__Your objective__
Begin with the first line of the material and write out each line exactly, ending with the line that contains "0.013, 0.026, 0.029]". Pictures are not part of the copy.

__Supplied material__
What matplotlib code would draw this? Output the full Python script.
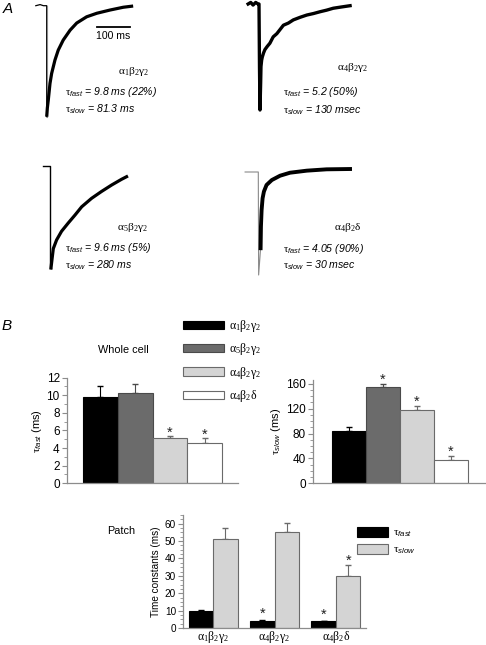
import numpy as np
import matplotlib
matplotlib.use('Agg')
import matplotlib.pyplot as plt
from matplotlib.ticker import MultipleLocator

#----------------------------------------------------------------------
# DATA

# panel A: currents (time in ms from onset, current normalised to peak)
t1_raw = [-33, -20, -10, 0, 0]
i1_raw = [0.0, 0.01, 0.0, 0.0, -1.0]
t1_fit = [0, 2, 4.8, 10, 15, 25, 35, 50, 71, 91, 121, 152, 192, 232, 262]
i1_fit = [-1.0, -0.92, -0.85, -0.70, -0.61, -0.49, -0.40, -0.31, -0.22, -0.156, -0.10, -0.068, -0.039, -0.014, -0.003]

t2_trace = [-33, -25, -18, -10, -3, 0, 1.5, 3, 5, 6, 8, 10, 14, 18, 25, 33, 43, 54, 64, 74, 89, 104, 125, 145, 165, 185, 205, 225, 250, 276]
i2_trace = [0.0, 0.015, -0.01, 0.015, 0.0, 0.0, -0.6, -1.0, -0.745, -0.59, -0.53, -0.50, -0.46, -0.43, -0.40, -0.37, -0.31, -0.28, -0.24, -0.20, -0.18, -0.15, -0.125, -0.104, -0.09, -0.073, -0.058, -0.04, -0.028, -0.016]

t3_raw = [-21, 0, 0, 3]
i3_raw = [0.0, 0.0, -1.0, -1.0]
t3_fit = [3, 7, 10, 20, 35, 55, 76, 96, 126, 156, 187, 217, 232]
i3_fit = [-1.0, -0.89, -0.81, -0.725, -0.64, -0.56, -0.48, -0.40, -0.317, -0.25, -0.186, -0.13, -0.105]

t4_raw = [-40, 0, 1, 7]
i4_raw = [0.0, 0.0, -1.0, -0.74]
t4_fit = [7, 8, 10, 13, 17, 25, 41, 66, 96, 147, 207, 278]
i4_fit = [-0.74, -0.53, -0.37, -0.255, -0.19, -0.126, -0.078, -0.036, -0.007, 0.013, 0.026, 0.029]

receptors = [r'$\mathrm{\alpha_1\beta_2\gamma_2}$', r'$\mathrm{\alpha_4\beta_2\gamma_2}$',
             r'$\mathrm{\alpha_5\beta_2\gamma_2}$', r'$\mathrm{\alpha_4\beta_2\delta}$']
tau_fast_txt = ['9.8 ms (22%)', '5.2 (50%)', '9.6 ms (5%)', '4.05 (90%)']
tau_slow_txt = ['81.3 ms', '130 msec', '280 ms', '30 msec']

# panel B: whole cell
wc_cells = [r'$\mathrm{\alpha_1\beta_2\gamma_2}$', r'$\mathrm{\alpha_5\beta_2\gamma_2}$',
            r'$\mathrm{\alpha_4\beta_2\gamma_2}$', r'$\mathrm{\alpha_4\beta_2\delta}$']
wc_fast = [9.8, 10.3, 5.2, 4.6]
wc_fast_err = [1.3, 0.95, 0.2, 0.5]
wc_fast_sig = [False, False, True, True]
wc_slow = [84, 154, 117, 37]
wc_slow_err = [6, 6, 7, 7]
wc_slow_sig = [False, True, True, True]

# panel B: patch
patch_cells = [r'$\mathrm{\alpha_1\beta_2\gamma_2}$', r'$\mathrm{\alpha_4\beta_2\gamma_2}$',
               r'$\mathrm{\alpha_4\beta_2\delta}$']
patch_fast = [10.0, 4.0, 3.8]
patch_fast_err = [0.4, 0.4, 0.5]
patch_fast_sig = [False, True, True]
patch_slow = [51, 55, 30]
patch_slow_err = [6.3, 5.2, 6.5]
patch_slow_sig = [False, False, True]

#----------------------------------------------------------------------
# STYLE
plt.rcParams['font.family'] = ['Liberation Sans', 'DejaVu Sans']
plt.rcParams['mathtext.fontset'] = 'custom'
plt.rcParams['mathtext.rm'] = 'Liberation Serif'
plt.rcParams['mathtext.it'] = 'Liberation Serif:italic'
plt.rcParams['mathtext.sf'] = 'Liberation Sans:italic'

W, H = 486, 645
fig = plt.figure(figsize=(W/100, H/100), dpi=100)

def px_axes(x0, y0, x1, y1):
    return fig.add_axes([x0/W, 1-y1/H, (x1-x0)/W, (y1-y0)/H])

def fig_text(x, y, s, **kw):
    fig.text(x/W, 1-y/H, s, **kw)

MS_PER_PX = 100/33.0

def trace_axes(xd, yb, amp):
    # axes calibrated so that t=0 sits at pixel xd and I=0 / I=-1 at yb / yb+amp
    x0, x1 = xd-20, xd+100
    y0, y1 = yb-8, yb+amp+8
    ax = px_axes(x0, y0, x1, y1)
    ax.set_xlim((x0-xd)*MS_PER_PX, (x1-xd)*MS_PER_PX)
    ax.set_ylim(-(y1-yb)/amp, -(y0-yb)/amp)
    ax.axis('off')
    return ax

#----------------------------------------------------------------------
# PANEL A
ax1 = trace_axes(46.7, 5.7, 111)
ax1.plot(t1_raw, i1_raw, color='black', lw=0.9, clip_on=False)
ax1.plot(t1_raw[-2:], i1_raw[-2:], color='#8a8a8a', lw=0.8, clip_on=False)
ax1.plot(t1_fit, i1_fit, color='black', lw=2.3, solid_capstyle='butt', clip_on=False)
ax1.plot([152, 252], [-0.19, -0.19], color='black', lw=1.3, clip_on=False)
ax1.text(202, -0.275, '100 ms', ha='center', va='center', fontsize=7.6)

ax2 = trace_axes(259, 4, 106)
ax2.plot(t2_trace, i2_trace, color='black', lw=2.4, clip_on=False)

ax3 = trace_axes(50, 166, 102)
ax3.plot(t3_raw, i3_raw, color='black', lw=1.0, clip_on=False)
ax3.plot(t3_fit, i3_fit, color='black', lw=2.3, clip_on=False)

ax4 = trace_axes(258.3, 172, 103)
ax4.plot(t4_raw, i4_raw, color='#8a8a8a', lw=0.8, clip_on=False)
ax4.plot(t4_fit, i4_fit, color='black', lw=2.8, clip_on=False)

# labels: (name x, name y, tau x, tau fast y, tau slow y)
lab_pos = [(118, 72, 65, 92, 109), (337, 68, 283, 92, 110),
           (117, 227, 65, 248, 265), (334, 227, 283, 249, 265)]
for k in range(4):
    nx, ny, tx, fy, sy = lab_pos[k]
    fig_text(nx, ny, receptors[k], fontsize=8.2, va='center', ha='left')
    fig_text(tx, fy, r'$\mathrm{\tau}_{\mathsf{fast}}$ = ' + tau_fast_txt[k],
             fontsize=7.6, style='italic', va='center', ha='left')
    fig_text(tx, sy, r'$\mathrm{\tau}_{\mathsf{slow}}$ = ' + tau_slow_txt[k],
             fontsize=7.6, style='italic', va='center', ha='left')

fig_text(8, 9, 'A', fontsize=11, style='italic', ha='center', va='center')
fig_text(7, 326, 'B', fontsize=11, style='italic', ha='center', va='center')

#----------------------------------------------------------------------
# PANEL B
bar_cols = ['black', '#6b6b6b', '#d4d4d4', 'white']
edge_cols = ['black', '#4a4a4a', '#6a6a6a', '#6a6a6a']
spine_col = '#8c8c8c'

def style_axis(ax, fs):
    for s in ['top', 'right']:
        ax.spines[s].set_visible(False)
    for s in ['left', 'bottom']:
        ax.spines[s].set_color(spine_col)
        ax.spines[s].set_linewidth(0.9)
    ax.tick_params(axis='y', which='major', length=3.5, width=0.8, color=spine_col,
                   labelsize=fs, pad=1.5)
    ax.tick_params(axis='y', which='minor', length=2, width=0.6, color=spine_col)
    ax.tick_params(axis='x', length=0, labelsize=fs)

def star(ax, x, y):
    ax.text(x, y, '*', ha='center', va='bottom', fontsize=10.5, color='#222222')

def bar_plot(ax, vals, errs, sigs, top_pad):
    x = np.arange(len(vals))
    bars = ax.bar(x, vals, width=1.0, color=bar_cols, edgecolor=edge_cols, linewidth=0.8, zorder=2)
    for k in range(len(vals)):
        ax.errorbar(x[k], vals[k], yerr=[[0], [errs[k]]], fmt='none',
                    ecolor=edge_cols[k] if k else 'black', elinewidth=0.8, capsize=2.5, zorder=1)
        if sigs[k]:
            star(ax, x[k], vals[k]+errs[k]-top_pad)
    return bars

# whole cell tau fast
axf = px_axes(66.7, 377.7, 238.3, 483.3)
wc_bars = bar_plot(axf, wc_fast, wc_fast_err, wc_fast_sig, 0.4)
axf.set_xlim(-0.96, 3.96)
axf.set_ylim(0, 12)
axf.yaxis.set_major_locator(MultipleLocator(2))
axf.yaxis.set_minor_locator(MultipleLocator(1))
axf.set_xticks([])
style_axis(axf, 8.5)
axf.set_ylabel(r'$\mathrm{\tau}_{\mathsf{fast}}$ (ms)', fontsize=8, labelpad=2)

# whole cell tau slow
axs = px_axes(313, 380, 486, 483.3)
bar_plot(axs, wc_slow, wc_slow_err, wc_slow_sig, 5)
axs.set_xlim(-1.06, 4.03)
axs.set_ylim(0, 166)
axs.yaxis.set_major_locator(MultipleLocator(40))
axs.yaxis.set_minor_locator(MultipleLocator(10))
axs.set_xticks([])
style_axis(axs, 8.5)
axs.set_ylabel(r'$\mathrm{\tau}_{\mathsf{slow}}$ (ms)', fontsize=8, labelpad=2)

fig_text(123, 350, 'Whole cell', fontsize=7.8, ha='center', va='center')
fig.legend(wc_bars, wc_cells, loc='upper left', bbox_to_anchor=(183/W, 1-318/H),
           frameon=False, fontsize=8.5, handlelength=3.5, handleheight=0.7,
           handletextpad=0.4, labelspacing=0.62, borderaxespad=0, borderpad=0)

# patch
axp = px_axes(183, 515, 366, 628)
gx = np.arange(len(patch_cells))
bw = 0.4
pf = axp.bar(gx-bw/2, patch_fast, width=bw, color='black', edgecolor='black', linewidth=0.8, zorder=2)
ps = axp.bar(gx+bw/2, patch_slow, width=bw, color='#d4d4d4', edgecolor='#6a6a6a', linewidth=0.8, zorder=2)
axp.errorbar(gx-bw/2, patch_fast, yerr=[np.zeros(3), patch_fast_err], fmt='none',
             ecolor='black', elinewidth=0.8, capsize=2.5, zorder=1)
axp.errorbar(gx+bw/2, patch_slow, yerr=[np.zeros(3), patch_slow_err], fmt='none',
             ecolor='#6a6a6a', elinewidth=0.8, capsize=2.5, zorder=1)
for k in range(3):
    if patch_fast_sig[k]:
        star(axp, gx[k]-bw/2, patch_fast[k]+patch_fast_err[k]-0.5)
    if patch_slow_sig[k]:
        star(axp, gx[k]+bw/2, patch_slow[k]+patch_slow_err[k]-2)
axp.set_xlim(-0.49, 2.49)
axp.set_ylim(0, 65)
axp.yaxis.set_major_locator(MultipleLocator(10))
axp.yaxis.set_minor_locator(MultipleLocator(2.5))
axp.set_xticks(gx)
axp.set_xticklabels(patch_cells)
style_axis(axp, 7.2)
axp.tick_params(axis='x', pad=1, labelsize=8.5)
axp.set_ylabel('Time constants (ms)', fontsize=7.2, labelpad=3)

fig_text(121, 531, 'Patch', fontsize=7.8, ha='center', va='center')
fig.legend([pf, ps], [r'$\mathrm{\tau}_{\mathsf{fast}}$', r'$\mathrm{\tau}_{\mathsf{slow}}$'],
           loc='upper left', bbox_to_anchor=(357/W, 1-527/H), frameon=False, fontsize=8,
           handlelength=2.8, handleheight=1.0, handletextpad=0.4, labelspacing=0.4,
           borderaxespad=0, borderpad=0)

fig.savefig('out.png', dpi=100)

__Task result__
What matplotlib code would draw this? Output the full Python script.
import numpy as np
import matplotlib
matplotlib.use('Agg')
import matplotlib.pyplot as plt
from matplotlib.ticker import MultipleLocator

#----------------------------------------------------------------------
# DATA

# panel A: currents (time in ms from onset, current normalised to peak)
t1_raw = [-33, -20, -10, 0, 0]
i1_raw = [0.0, 0.01, 0.0, 0.0, -1.0]
t1_fit = [0, 2, 4.8, 10, 15, 25, 35, 50, 71, 91, 121, 152, 192, 232, 262]
i1_fit = [-1.0, -0.92, -0.85, -0.70, -0.61, -0.49, -0.40, -0.31, -0.22, -0.156, -0.10, -0.068, -0.039, -0.014, -0.003]

t2_trace = [-33, -25, -18, -10, -3, 0, 1.5, 3, 5, 6, 8, 10, 14, 18, 25, 33, 43, 54, 64, 74, 89, 104, 125, 145, 165, 185, 205, 225, 250, 276]
i2_trace = [0.0, 0.015, -0.01, 0.015, 0.0, 0.0, -0.6, -1.0, -0.745, -0.59, -0.53, -0.50, -0.46, -0.43, -0.40, -0.37, -0.31, -0.28, -0.24, -0.20, -0.18, -0.15, -0.125, -0.104, -0.09, -0.073, -0.058, -0.04, -0.028, -0.016]

t3_raw = [-21, 0, 0, 3]
i3_raw = [0.0, 0.0, -1.0, -1.0]
t3_fit = [3, 7, 10, 20, 35, 55, 76, 96, 126, 156, 187, 217, 232]
i3_fit = [-1.0, -0.89, -0.81, -0.725, -0.64, -0.56, -0.48, -0.40, -0.317, -0.25, -0.186, -0.13, -0.105]

t4_raw = [-40, 0, 1, 7]
i4_raw = [0.0, 0.0, -1.0, -0.74]
t4_fit = [7, 8, 10, 13, 17, 25, 41, 66, 96, 147, 207, 278]
i4_fit = [-0.74, -0.53, -0.37, -0.255, -0.19, -0.126, -0.078, -0.036, -0.007, 0.013, 0.026, 0.029]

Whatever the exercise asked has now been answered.